When the complaints reached a crescendo, which took about 10 minutes, Agganis said he didn’t understand what all the commotion was about. Why, he was just trying to honor our space heritage.
He said his ultimate goal was to have orbiting astronauts look down and ask how the Akron Blast were doing.
Honest. He said that.
It was the stuff of late-night monologues. People came from far and wide for a peek at the freak show, including a reporter from a Columbus television station who interviewed Yours Truly.
Lorin Schultz, from the city’s NBC affiliate, had no trouble selling her bosses on the story even though Akron is well outside the Columbus viewing area.
“When I took it to the news meetings, everyone said, ‘They named it what?’ ” Schultz noted. “Our executive producer said, ‘This is sick!’ ”
After three long weeks of this, Agganis finally put two and two together and asked the public to nominate new names. Only then did the Blast morph into the Aeros and Kaboom become Orbit. The logo didn’t change because he didn’t want to pay for a new one.
But Agganis wasn’t finished jerking Akron’s chain.
In addition to being a cheapskate, he wasn’t particularly eager to pay his bills.

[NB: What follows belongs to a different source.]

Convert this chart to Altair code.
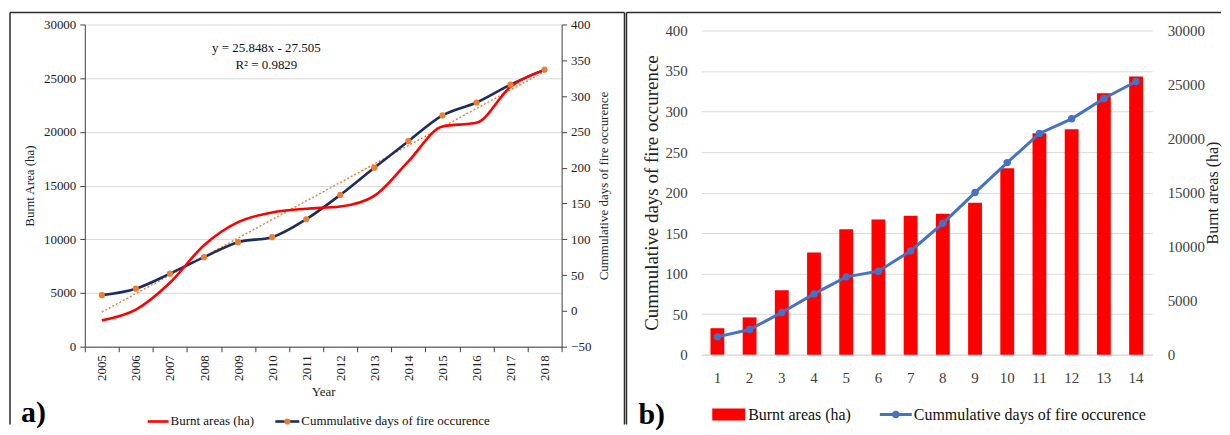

Only a couple of months into the inaugural season, the city filed a lawsuit to throw him out of the ballpark because more than $684,000 of the $1.1 million he owed was past due.
The sides settled in September, shortly before the court date. As part of the agreement, Agganis was forced to do things any rational owner already would have been doing. To name just two:
• Change his ridiculous policy of refusing to sell bleacher seats until every grandstand seat was sold. (Agganis got $2 less for a bleacher seat.)
• Leave the lights on for at least 15 minutes after the game. (To save money, he had been shutting them off a millisecond after the final out.)
No wonder the Akron community never warmed to Agganis or his son, Greg, who became the face of ownership as the years passed.
You, Ken, seem like the polar opposite: engaged, enthusiastic and reaching out for suggestions.
Please consider mine.
Cut the cord. Start fresh. Aeros be gone.